- **EXERCISE BRIEF**
Omit all images, then return the remaining material exactly as it stands.

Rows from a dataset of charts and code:

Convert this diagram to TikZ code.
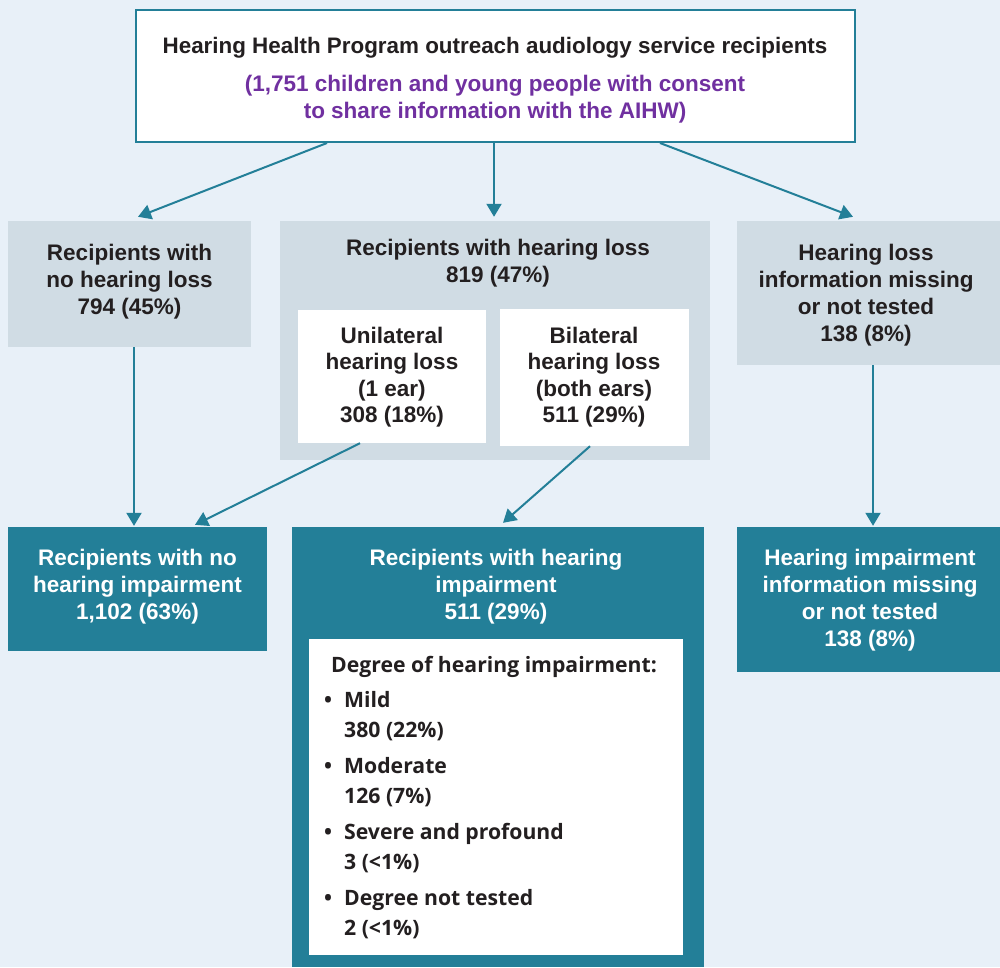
\documentclass[tikz,border=0pt]{standalone}
\usepackage{fontspec}
\setmainfont{Liberation Sans}
\newfontfamily\opensans{Open Sans}
\usetikzlibrary{calc,arrows.meta}
\definecolor{bgblue}{HTML}{E8F0F8}
\definecolor{greybox}{HTML}{D0DCE4}
\definecolor{tealc}{HTML}{237F98}
\definecolor{purplec}{HTML}{7030A0}
\definecolor{darktext}{HTML}{231F20}
\tikzset{
  greyrect/.style={rectangle, fill=greybox, draw=none, inner sep=0pt},
  whiterect/.style={rectangle, fill=white, draw=none, inner sep=0pt},
  tealrect/.style={rectangle, fill=tealc, draw=none, inner sep=0pt},
  toprect/.style={rectangle, fill=white, draw=tealc, line width=2pt, inner sep=0pt},
  darklabel/.style={text=darktext, font=\bfseries\fontsize{22.5}{27}\selectfont, align=center, inner sep=0pt},
  whitelabel/.style={text=white, font=\bfseries\fontsize{22.5}{27}\selectfont, align=center, inner sep=0pt},
  listlabel/.style={text=darktext, font=\opensans\bfseries\fontsize{21.2}{30}\selectfont, inner sep=0pt, anchor=base west},
  flow/.style={draw=tealc, line width=2pt, -{Triangle[width=15pt,length=13pt]}},
}
\begin{document}
\begin{tikzpicture}[x=1pt,y=-1pt]
\fill[bgblue] (0,0) rectangle (1000,967);
\useasboundingbox (0,0) rectangle (1000,967);

% boxes
\node[toprect, minimum width=719pt, minimum height=132pt] (top) at (495.5,76) {};
\node[greyrect, minimum width=243pt, minimum height=126pt] (left) at (129.5,284) {};
\node[greyrect, minimum width=430pt, minimum height=239pt] (mid) at (495,340.5) {};
\node[greyrect, minimum width=263pt, minimum height=144pt] (right) at (868.5,293) {};
\node[whiterect, minimum width=188pt, minimum height=133pt] (uni) at (392,376.5) {};
\node[whiterect, minimum width=189pt, minimum height=137pt] (bi) at (594.5,377.5) {};
\node[tealrect, minimum width=259pt, minimum height=124pt] (bl) at (137.5,589) {};
\node[tealrect, minimum width=412pt, minimum height=440pt] (bm) at (498,747) {};
\node[tealrect, minimum width=263pt, minimum height=145pt] (br) at (868.5,599.5) {};
\node[whiterect, minimum width=374pt, minimum height=316pt] (inner) at (496,797) {};

% texts
\node[text=darktext, font=\bfseries\fontsize{22.4}{27}\selectfont, inner sep=0pt] (toptitle) at (495,48) {Hearing Health Program outreach audiology service recipients};
\node[text=purplec, font=\bfseries\fontsize{22.5}{27}\selectfont, align=center, inner sep=0pt] (topsub) at (495,99) {(1,751 children and young people with consent\\to share information with the AIHW)};

\node[darklabel] (lefttxt) at (129.5,282) {Recipients with\\no hearing loss\\794 (45\%)};
\node[darklabel] (midtxt) at (498,263) {Recipients with hearing loss\\819 (47\%)};
\node[darklabel] (righttxt) at (866,295) {Hearing loss\\information missing\\or not tested\\138 (8\%)};
\node[darklabel, font=\bfseries\fontsize{22.5}{26.5}\selectfont] (unitxt) at (392,377) {Unilateral\\hearing loss\\(1 ear)\\308 (18\%)};
\node[darklabel, font=\bfseries\fontsize{22.5}{26.5}\selectfont] (bitxt) at (594,377) {Bilateral\\hearing loss\\(both ears)\\511 (29\%)};

\node[whitelabel] (bltxt) at (137.5,587) {Recipients with no\\hearing impairment\\1,102 (63\%)};
\node[whitelabel] (bmtxt) at (496,587) {Recipients with hearing\\impairment\\511 (29\%)};
\node[whitelabel] (brtxt) at (870,600) {Hearing impairment\\information missing\\or not tested\\138 (8\%)};

% inner list
\node[listlabel] (degtitle) at (331,672) {Degree of hearing impairment:};
\node[listlabel] (b1) at (324,707) {\textbullet};
\node[listlabel] (i1a) at (344,707) {Mild};
\node[listlabel] (i1b) at (344,737) {380 (22\%)};
\node[listlabel] (b2) at (324,773) {\textbullet};
\node[listlabel] (i2a) at (344,773) {Moderate};
\node[listlabel] (i2b) at (344,803) {126 (7\%)};
\node[listlabel] (b3) at (324,839) {\textbullet};
\node[listlabel] (i3a) at (344,839) {Severe and profound};
\node[listlabel] (i3b) at (344,869) {3 (<1\%)};
\node[listlabel] (b4) at (324,905) {\textbullet};
\node[listlabel] (i4a) at (344,905) {Degree not tested};
\node[listlabel] (i4b) at (344,935) {2 (<1\%)};

% arrows
\draw[flow] ($(top.south)+(-168.5,0)$) -- ($(left.north)+(8.5,-4)$);
\draw[flow] ($(top.south)+(-1.5,0)$) -- ($(mid.north)+(-1,-4)$);
\draw[flow] ($(top.south)+(164.5,0)$) -- ($(right.north)+(-15.5,-4)$);
\draw[flow] ($(left.south)+(4.5,0)$) -- ($(bl.north)+(-3.5,-1)$);
\draw[flow] ($(uni.south)+(-32,0)$) -- ($(bl.north)+(57.5,-2)$);
\draw[flow] ($(bi.south)+(-4.5,0)$) -- ($(bm.north)+(5,-4)$);
\draw[flow] ($(right.south)+(4.5,0)$) -- ($(br.north)+(4.5,-1)$);
\end{tikzpicture}
\end{document}
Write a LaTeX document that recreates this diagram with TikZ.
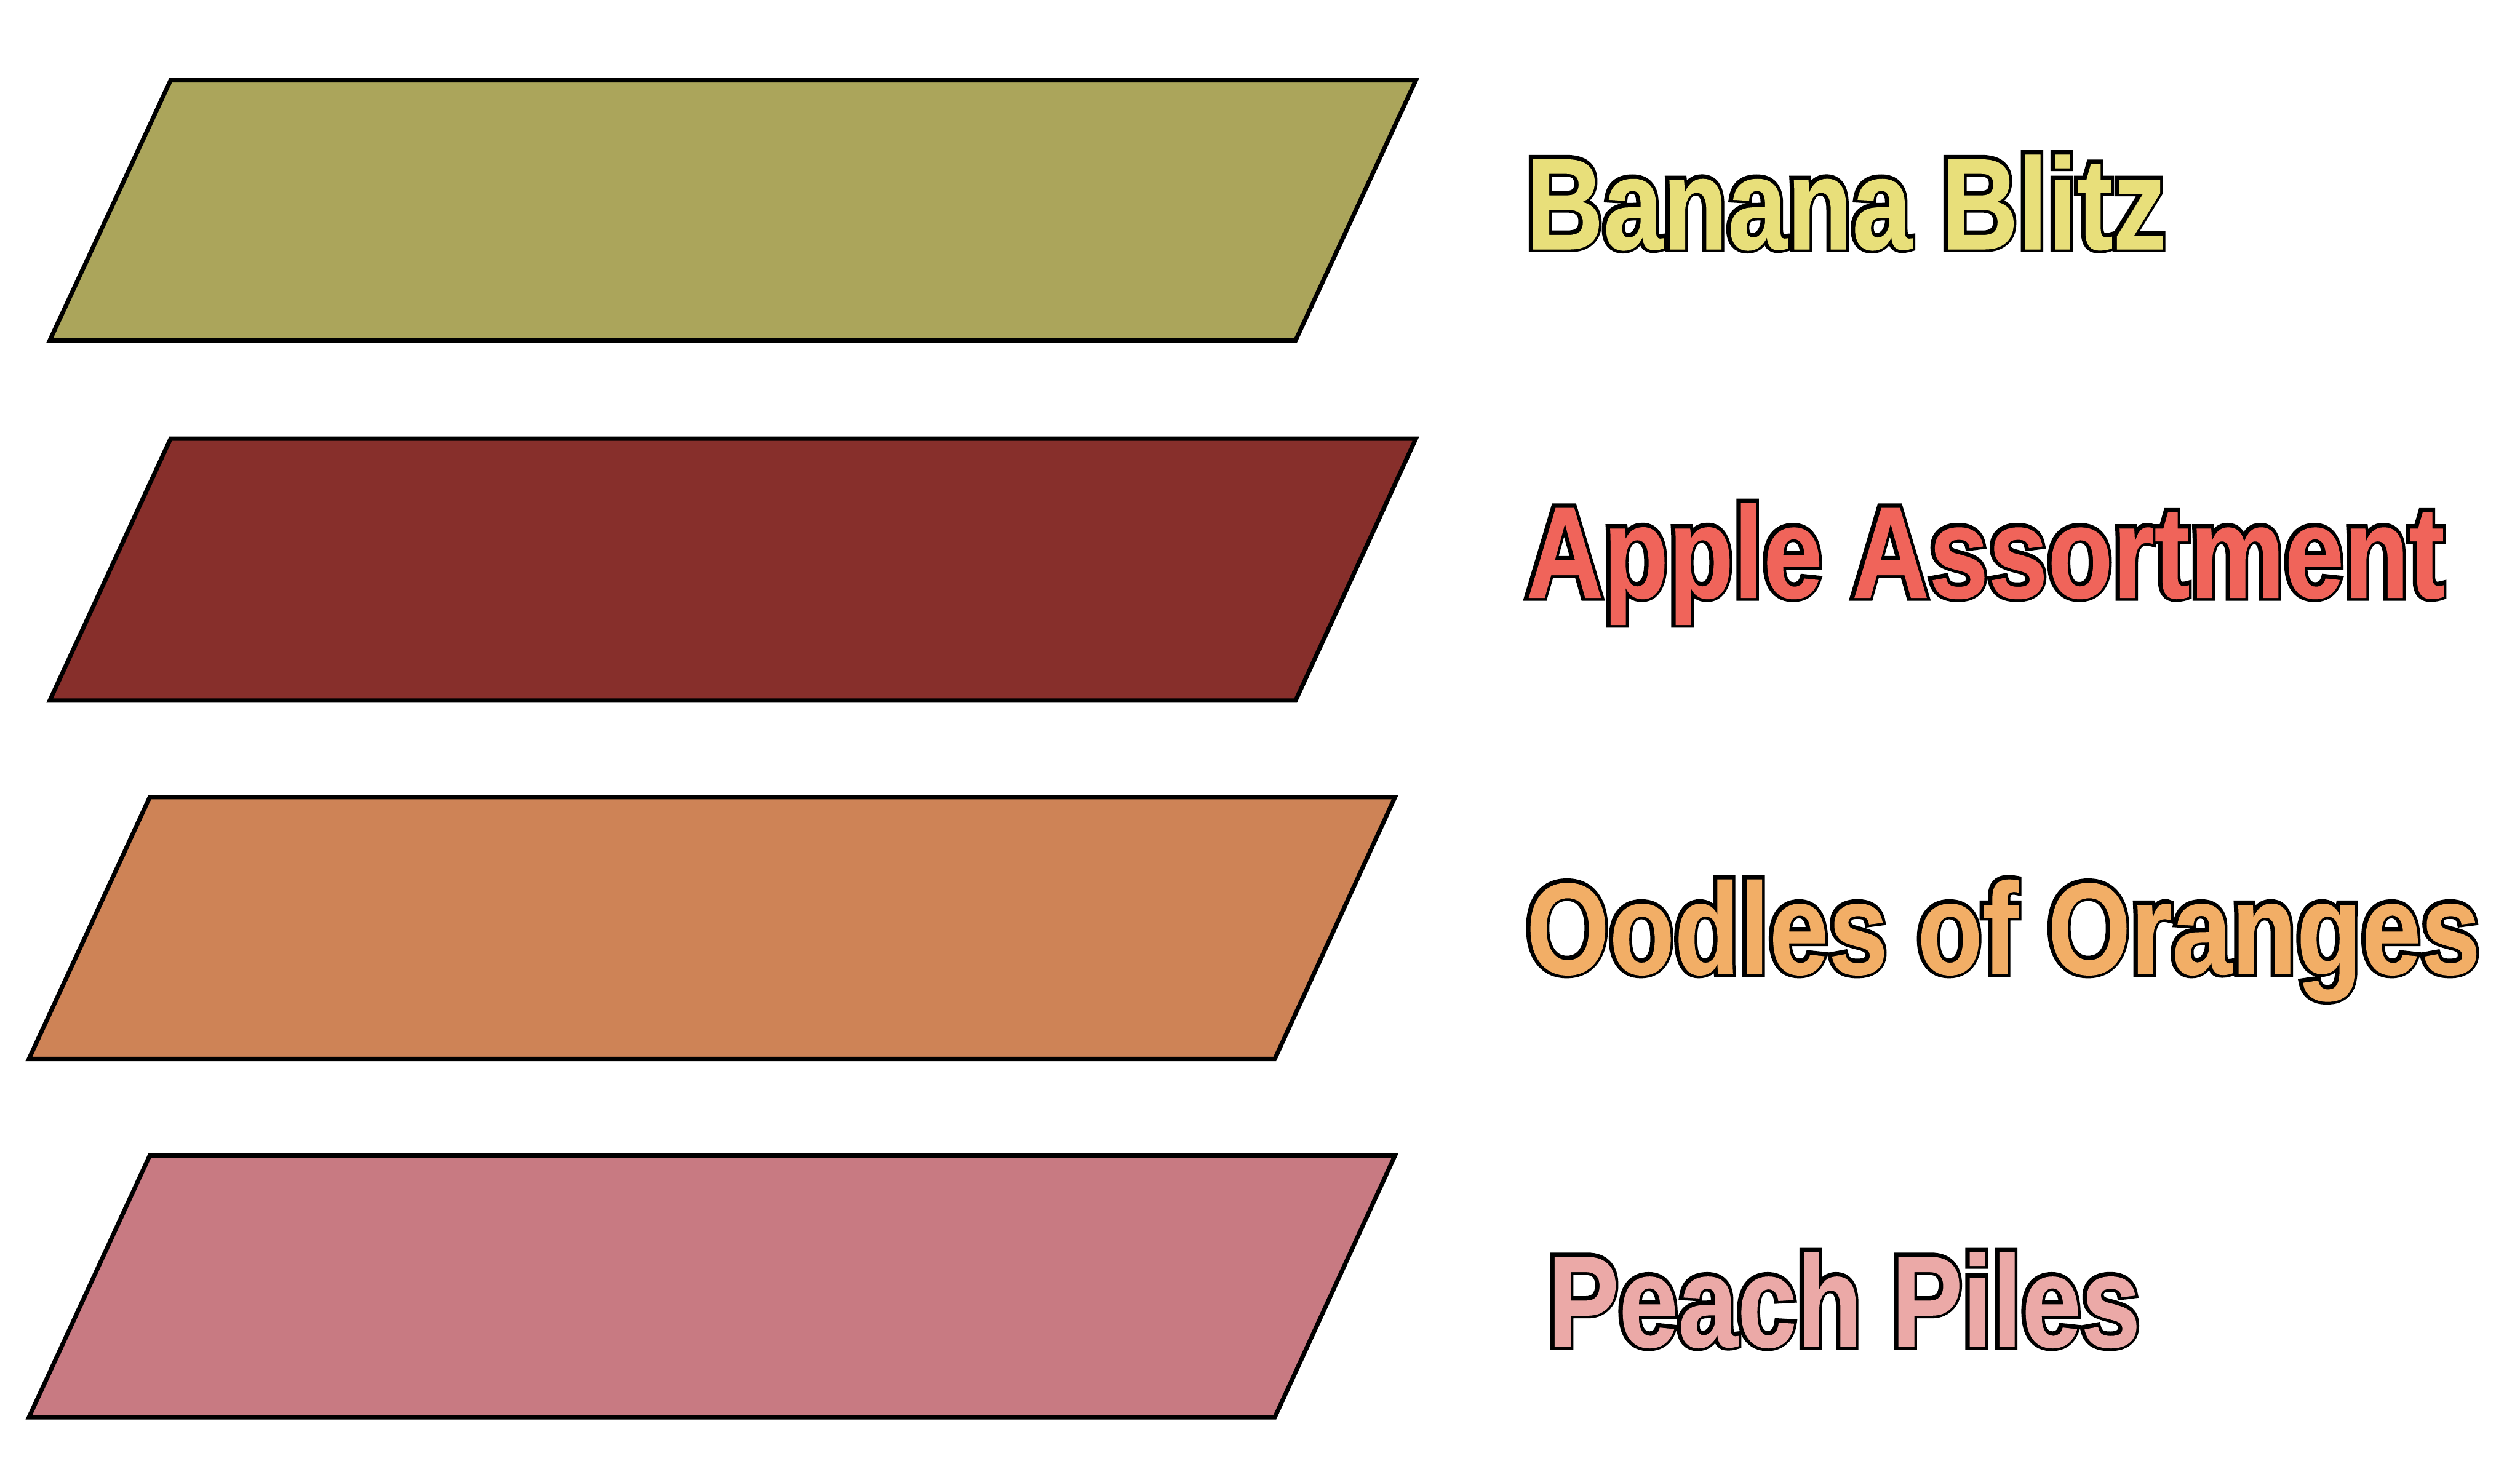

- **SOLUTION TO THIS EXERCISE**
Convert this diagram to TikZ code.
\documentclass[tikz,border=0pt]{standalone}
\usepackage{fontspec}
\setmainfont{Liberation Sans}
\newfontfamily\opensans{Open Sans}
\usetikzlibrary{calc,arrows.meta}
\definecolor{bgblue}{HTML}{E8F0F8}
\definecolor{greybox}{HTML}{D0DCE4}
\definecolor{tealc}{HTML}{237F98}
\definecolor{purplec}{HTML}{7030A0}
\definecolor{darktext}{HTML}{231F20}
\tikzset{
  greyrect/.style={rectangle, fill=greybox, draw=none, inner sep=0pt},
  whiterect/.style={rectangle, fill=white, draw=none, inner sep=0pt},
  tealrect/.style={rectangle, fill=tealc, draw=none, inner sep=0pt},
  toprect/.style={rectangle, fill=white, draw=tealc, line width=2pt, inner sep=0pt},
  darklabel/.style={text=darktext, font=\bfseries\fontsize{22.5}{27}\selectfont, align=center, inner sep=0pt},
  whitelabel/.style={text=white, font=\bfseries\fontsize{22.5}{27}\selectfont, align=center, inner sep=0pt},
  listlabel/.style={text=darktext, font=\opensans\bfseries\fontsize{21.2}{30}\selectfont, inner sep=0pt, anchor=base west},
  flow/.style={draw=tealc, line width=2pt, -{Triangle[width=15pt,length=13pt]}},
}
\begin{document}
\begin{tikzpicture}[x=1pt,y=-1pt]
\fill[bgblue] (0,0) rectangle (1000,967);
\useasboundingbox (0,0) rectangle (1000,967);

% boxes
\node[toprect, minimum width=719pt, minimum height=132pt] (top) at (495.5,76) {};
\node[greyrect, minimum width=243pt, minimum height=126pt] (left) at (129.5,284) {};
\node[greyrect, minimum width=430pt, minimum height=239pt] (mid) at (495,340.5) {};
\node[greyrect, minimum width=263pt, minimum height=144pt] (right) at (868.5,293) {};
\node[whiterect, minimum width=188pt, minimum height=133pt] (uni) at (392,376.5) {};
\node[whiterect, minimum width=189pt, minimum height=137pt] (bi) at (594.5,377.5) {};
\node[tealrect, minimum width=259pt, minimum height=124pt] (bl) at (137.5,589) {};
\node[tealrect, minimum width=412pt, minimum height=440pt] (bm) at (498,747) {};
\node[tealrect, minimum width=263pt, minimum height=145pt] (br) at (868.5,599.5) {};
\node[whiterect, minimum width=374pt, minimum height=316pt] (inner) at (496,797) {};

% texts
\node[text=darktext, font=\bfseries\fontsize{22.4}{27}\selectfont, inner sep=0pt] (toptitle) at (495,48) {Hearing Health Program outreach audiology service recipients};
\node[text=purplec, font=\bfseries\fontsize{22.5}{27}\selectfont, align=center, inner sep=0pt] (topsub) at (495,99) {(1,751 children and young people with consent\\to share information with the AIHW)};

\node[darklabel] (lefttxt) at (129.5,282) {Recipients with\\no hearing loss\\794 (45\%)};
\node[darklabel] (midtxt) at (498,263) {Recipients with hearing loss\\819 (47\%)};
\node[darklabel] (righttxt) at (866,295) {Hearing loss\\information missing\\or not tested\\138 (8\%)};
\node[darklabel, font=\bfseries\fontsize{22.5}{26.5}\selectfont] (unitxt) at (392,377) {Unilateral\\hearing loss\\(1 ear)\\308 (18\%)};
\node[darklabel, font=\bfseries\fontsize{22.5}{26.5}\selectfont] (bitxt) at (594,377) {Bilateral\\hearing loss\\(both ears)\\511 (29\%)};

\node[whitelabel] (bltxt) at (137.5,587) {Recipients with no\\hearing impairment\\1,102 (63\%)};
\node[whitelabel] (bmtxt) at (496,587) {Recipients with hearing\\impairment\\511 (29\%)};
\node[whitelabel] (brtxt) at (870,600) {Hearing impairment\\information missing\\or not tested\\138 (8\%)};

% inner list
\node[listlabel] (degtitle) at (331,672) {Degree of hearing impairment:};
\node[listlabel] (b1) at (324,707) {\textbullet};
\node[listlabel] (i1a) at (344,707) {Mild};
\node[listlabel] (i1b) at (344,737) {380 (22\%)};
\node[listlabel] (b2) at (324,773) {\textbullet};
\node[listlabel] (i2a) at (344,773) {Moderate};
\node[listlabel] (i2b) at (344,803) {126 (7\%)};
\node[listlabel] (b3) at (324,839) {\textbullet};
\node[listlabel] (i3a) at (344,839) {Severe and profound};
\node[listlabel] (i3b) at (344,869) {3 (<1\%)};
\node[listlabel] (b4) at (324,905) {\textbullet};
\node[listlabel] (i4a) at (344,905) {Degree not tested};
\node[listlabel] (i4b) at (344,935) {2 (<1\%)};

% arrows
\draw[flow] ($(top.south)+(-168.5,0)$) -- ($(left.north)+(8.5,-4)$);
\draw[flow] ($(top.south)+(-1.5,0)$) -- ($(mid.north)+(-1,-4)$);
\draw[flow] ($(top.south)+(164.5,0)$) -- ($(right.north)+(-15.5,-4)$);
\draw[flow] ($(left.south)+(4.5,0)$) -- ($(bl.north)+(-3.5,-1)$);
\draw[flow] ($(uni.south)+(-32,0)$) -- ($(bl.north)+(57.5,-2)$);
\draw[flow] ($(bi.south)+(-4.5,0)$) -- ($(bm.north)+(5,-4)$);
\draw[flow] ($(right.south)+(4.5,0)$) -- ($(br.north)+(4.5,-1)$);
\end{tikzpicture}
\end{document}
Write a LaTeX document that recreates this diagram with TikZ.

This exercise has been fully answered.